Mojas suggests three ways to tell if a problem exists. First, if you are booking long detours that take away from time spent with your family, you may be hooked. If you’re spending money you don’t have in order to collect miles, it may be time to self-evaluate. And finally, “if you spend money just to get the miles, you may have a problem,” says Mojas.
Spending money, of course, is not quite the same as putting all your spending on a mileage-earning card. Since most such cards require a paid balance for mileage to be recorded, junkies are almost religious about paying their bills on time.
Neither should mileage junkies worry too much about not having a specific plan for their hoard. Mark R., a sociologist himself, says the goal of saving millions of miles isn’t necessarily a bad thing, even if the junkie has no specific idea what to do with the miles. “It’s a hobby like any hobby,” he says. “You don’t ask a model train enthusiast what he plans to get at the end.
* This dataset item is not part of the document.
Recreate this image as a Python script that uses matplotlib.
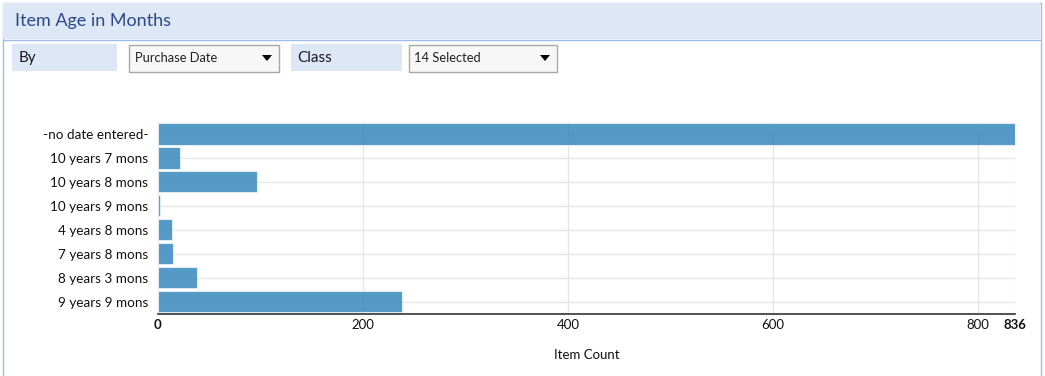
import matplotlib
matplotlib.use("Agg")
import matplotlib.pyplot as plt
from matplotlib.patches import Rectangle, Polygon

categories = ["-no date entered-", "10 years 7 mons", "10 years 8 mons", "10 years 9 mons",
              "4 years 8 mons", "7 years 8 mons", "8 years 3 mons", "9 years 9 mons"]
counts = [836, 21, 97, 2, 14, 15, 38, 238]
xticks = [0, 200, 400, 600, 800, 836]
title = "Item Age in Months"
by_label, by_value = "By", "Purchase Date"
class_label, class_value = "Class", "14 Selected"

W, H = 1045, 376
plt.rcParams['font.family'] = ['Lato', 'DejaVu Sans']
fig = plt.figure(figsize=(W / 100, H / 100), dpi=100)

def px(x, y, w, h):
    return (x / W, 1 - (y + h) / H, w / W, h / H)

def rect(x, y, w, h, fc, ec="none", lw=1.0, z=0):
    l, b, ww, hh = px(x, y, w, h)
    fig.add_artist(Rectangle((l, b), ww, hh, transform=fig.transFigure,
                             facecolor=fc, edgecolor=ec, linewidth=lw, zorder=z))

def txt(x, y, s, **kw):
    fig.text(x / W, 1 - y / H, s, **kw)

def tri(cx, cy):
    pts = [((cx - 5) / W, 1 - (cy - 3) / H), ((cx + 5) / W, 1 - (cy - 3) / H), (cx / W, 1 - (cy + 3) / H)]
    fig.add_artist(Polygon(pts, closed=True, transform=fig.transFigure, facecolor="black", edgecolor="none"))

# panel
rect(2.5, 2.5, 1038, 380, "white", ec="#9dbde6", lw=1.0)
rect(3, 3, 1037, 36, "#dde7f5")
fig.add_artist(plt.Line2D([3 / W, 1040 / W], [1 - 39.5 / H, 1 - 39.5 / H], transform=fig.transFigure,
                          color="#9dbde6", lw=1.0))
txt(15, 21, title, fontsize=13, color="#2c4a8a", va="center", ha="left")

# controls
rect(12, 44, 105, 27, "#dde7f5")
txt(19, 58, by_label, fontsize=11, color="#1a1a1a", va="center")
rect(128.5, 44.5, 150, 27, "#f7f7f7", ec="#a8a8a8", lw=1.0)
txt(135, 57.5, by_value, fontsize=9.3, color="#222222", va="center")
tri(267, 58)
rect(291, 44, 111, 27, "#dde7f5")
txt(297, 58, class_label, fontsize=11, color="#1a1a1a", va="center")
rect(408.5, 44.5, 148, 27, "#f7f7f7", ec="#a8a8a8", lw=1.0)
txt(414, 57.5, class_value, fontsize=9.3, color="#222222", va="center")
tri(545, 58)

# chart
ax = fig.add_axes([158 / W, 1 - 313.5 / H, (1015 - 158) / W, (313.5 - 122) / H])
ax.set_facecolor("none")
y = list(range(len(categories)))
ax.barh(y, counts, height=0.89, color="#3787bd", alpha=0.85, edgecolor="#e8f1f8", linewidth=0.8, zorder=2)
ax.set_ylim(len(categories) - 0.5, -0.5)
ax.set_xlim(0, 836)
ax.set_yticks(y)
ax.set_yticklabels(categories, fontsize=9.7, color="#111111")
ax.set_xticks(xticks)
ax.set_xticklabels([str(v) for v in xticks], fontsize=9.5, color="#111111")
for lab, v in zip(ax.get_xticklabels(), xticks):
    if v in (0, 836):
        lab.set_fontweight("bold")
ax.tick_params(axis="y", length=0, pad=7)
ax.tick_params(axis="x", length=0, pad=4)
ax.grid(True, axis="both", color="#e6e6e6", linewidth=1.0, zorder=0)
ax.set_axisbelow(True)
for s in ("top", "right", "left"):
    ax.spines[s].set_visible(False)
ax.spines["bottom"].set_color("#333333")
ax.spines["bottom"].set_linewidth(1.2)
ax.set_xlabel("Item Count", fontsize=9.5, color="#111111", labelpad=13)

fig.savefig("out.png", dpi=100)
In fact, it may not even be a good idea to plan ahead too far in advance. Award levels change, programs change, people change. Have fun with it.”
Most psychologists agree that a hobby, even a compulsive one, isn’t really a problem unless family, friends or work are negatively affected. And most mileage junkies will tell you that the tips and tricks they’ve picked up along the way have made for better work and family relationships. Leslie T., of Massachusetts, says the mileage portion of her travel habits is minimal. “My husband and I have to fly on business anyway. A few hours spent on a roundabout way home doesn’t really impact it. And we’ve been able to take the kids places we wouldn’t otherwise be able to afford.”
Mark R. agrees. “It’s all about time management, really,” he says, “and most business travelers are pretty good about that anyway.”
In the final analysis, the claim of mileage “addiction” is, in almost all cases, simple hyperbole to describe what is an increasingly popular hobby. And if denial can be a strong indication of addiction, it’s instructive to look at just how many mileage junkies will shout their “addiction” from the rooftops.
And while banks of miles may be worth more to the confirmed “addict” than the average earth-bound joe, value is ultimately in the eyes of the beholder. What appears to some to be a nonsensical waste of effort can be a source of pride and entertainment to others.
Frank Stoeber and the citizens of Cawker City might agree.